No sabemos con precisión la evolución del número de estos labradores, pero sí que aumentaron mucho entre 1797 y 1877, singularmente durante el período isabelino. Hubo muchos pequeños labradores que por sucesivas acumulaciones de tierras en propiedad pasaron de tener, por ejemplo, de diez a veinte hectáreas en propiedad, lo que les permitió disminuir el número de tierras en arrendamiento con los gastos e inseguridad que ello comportaba. El número de propietarios crece llamativamente entre el Censo de 1797 y 1860. Aun suponiendo que todos los hidalgos, que he considerado que se dedicaban a la labranza en 1797, fueran propietarios y sumados a los que el censo señala expresamente como propietarios (más sus respectivos dependientes) el resultado final sería cerca de 2.250.000 españoles frente a los casi 3.100.000 que recoge el Censo de 1860. Sin embargo, los arrendatarios habrían descendido desde 1.775.000 de 1797 a menos de 1.075.000 en 1860. La suma total en números absolutos es algo menor (100.000 labradores menos en 1860 que en 1797) y sobre todo, disminuye en proporción a la población de cada año, pues pasan del 36,6% en 1797 a poco más del 27% en 1860. Lo significativo es el aumento de propietarios. Obviamente, el hecho de que el censo los identifique como propietarios no significa que no tuvieran tierras en arrendamiento sino que mientras que años antes el grueso de su labranza estaba formada por las que llevaban en arrendamiento, aparcería u otras formas semejantes, ahora, en 1860, lo predominante eran las de su propiedad. No todos ellos pueden considerarse medianos propietarios, pero me atrevo a considerar que sí lo era buena parte de ellos al menos en las regiones de predominio de la mediana explotación.

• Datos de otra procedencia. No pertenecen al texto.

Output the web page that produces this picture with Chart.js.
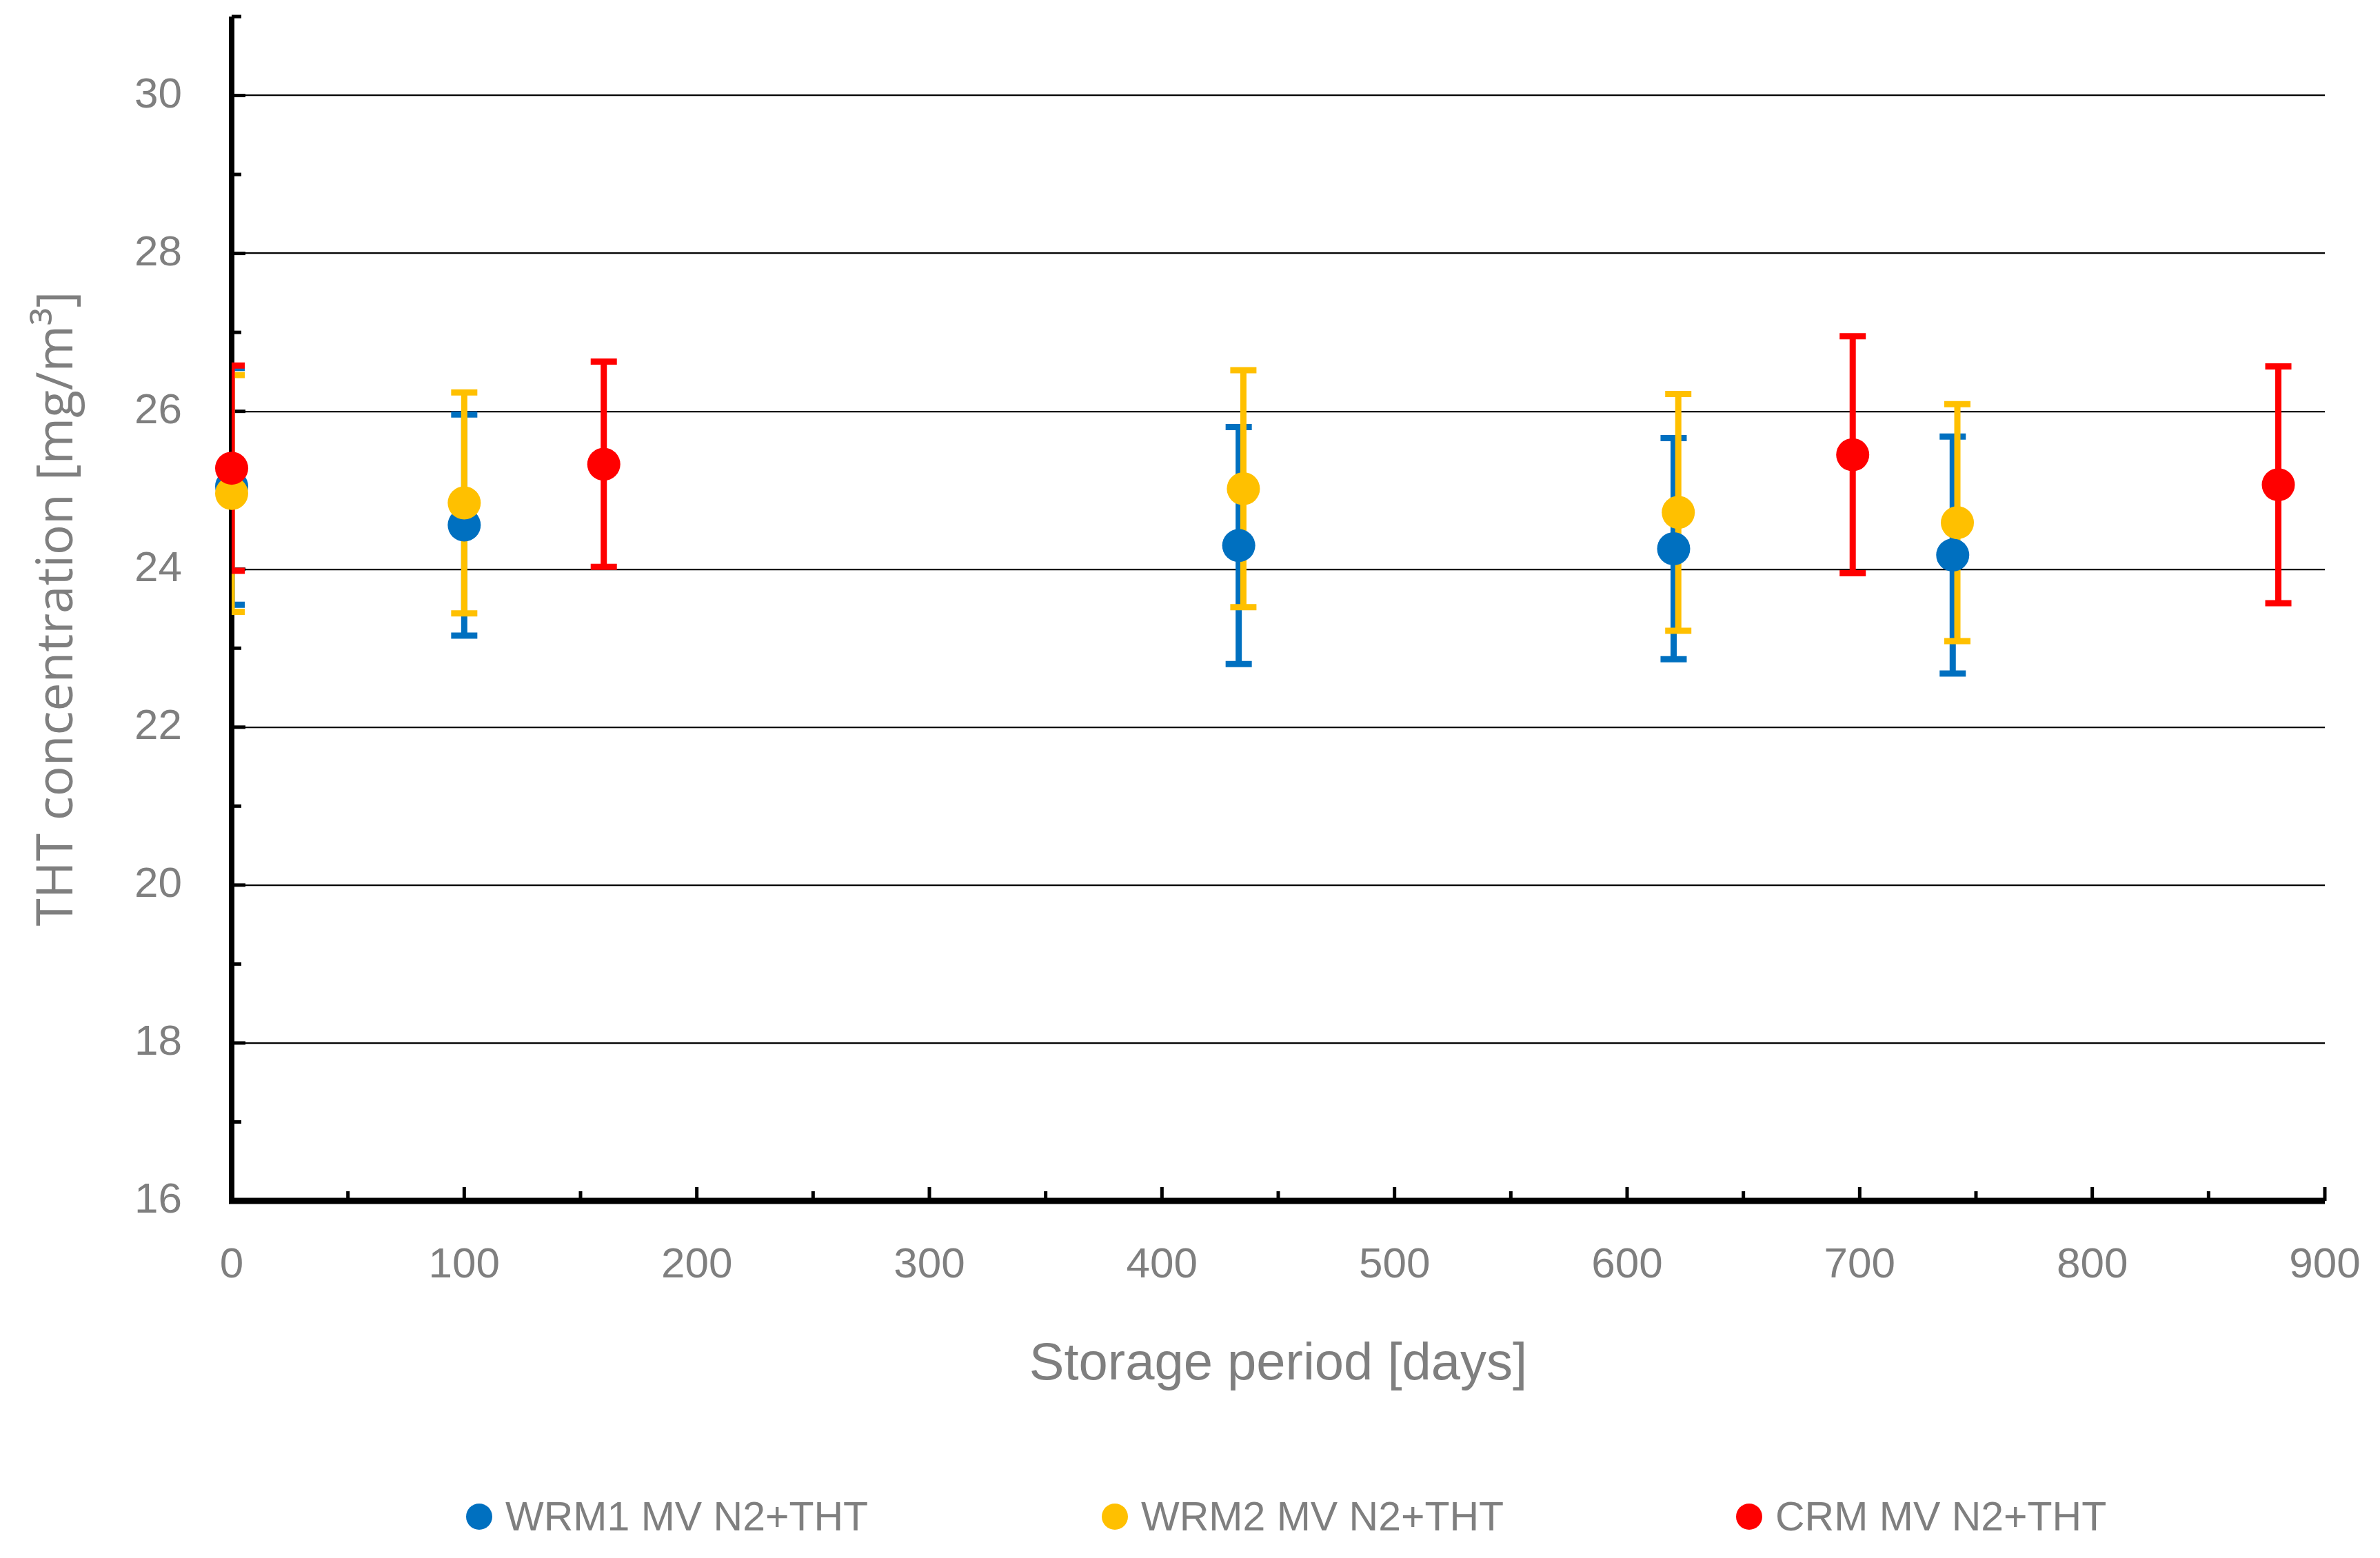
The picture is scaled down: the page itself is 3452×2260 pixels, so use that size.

Hay un hecho sobre el que conviene llamar la atención y que afectaba, en la sociedad rural, especialmente a estos labradores: la movilidad social. El sistema liberal, con todos los mecanismos de mercado que introdujo, permitió el ascenso de labradores situados en las clases bajas a una posición más holgada que permite ubicarlos en las clases medias. Así, nos encontramos pequeños labradores que pasaron a labradores acomodados. La compra acumulada de tierras en la desamortización -a través de varias generaciones en un proceso lento- fue una causa decisiva de ello en algunas regiones, especialmente en la España del norte.